Technical Analysis by K Ajith

2019-07-19 21:34

US bourses complete bear rally,

Friday’s decline in US indices confirms that the corrective rally in the US has
ended. Our earlier take on the DOW was that the index was within C of an AB_
C corrective structure and that the index could head up towards 13500 before
falling towards at least 12500 or so. We had however assumed that the break
down would take place following the FOMC meeting on September 18. We stand
corrected on that front.

Friday’s decline came on the back of weak August non-farm payrolls which
showed a decline of 4000 jobs versus expectations of gain of 110,000 jobs. The
weak numbers led to a steep rise in both the 2yr and 5 yr US Treasury bonds,
with yields declining towards the lowest level in recent weeks. We had earlier
warned that the bond markets did not show the same degree of enthusiasm as
equity markets, with the latter rebounding significantly greater than a
corresponding fall in US bond markets. This to us, was another sign that the
recent move up was a corrective rally.

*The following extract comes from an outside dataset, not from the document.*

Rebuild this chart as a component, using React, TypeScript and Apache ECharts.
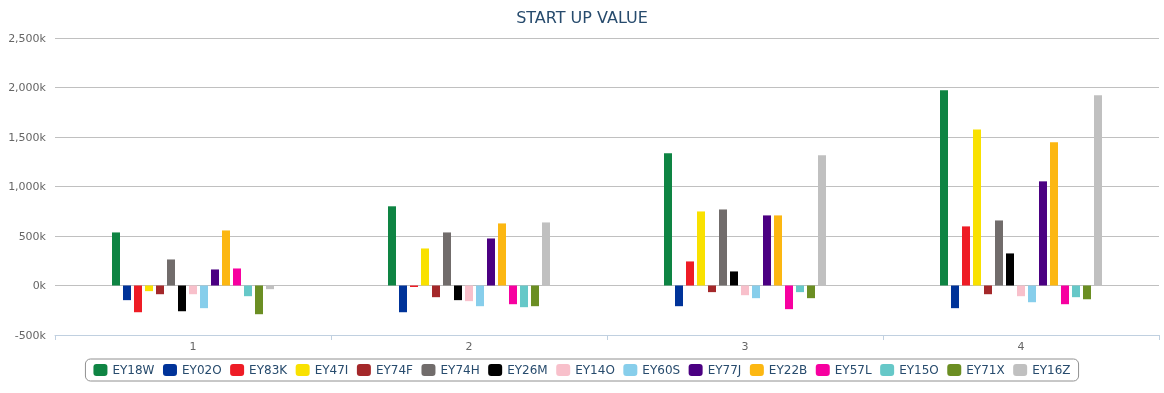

Readers should now expect at least
another decline towards prior low of 12525 or towards the 12,000 level.

Singapore bourse

The wave pattern for the ST Index is less clear partly because of recent
inaccurate data points. Even so, we can safely assume that the rebound from
2962 has ended or is at the very final stage. At the very least, the index will
correct 62%of the advance from 2962-3505, which will provide a downside target
of 3170, which is near a prior gap level An equally likely scenario would be for
the index to drop back towards 2962. Our preferred view, nonetheless is that the
ST index is within a 4 wave decline.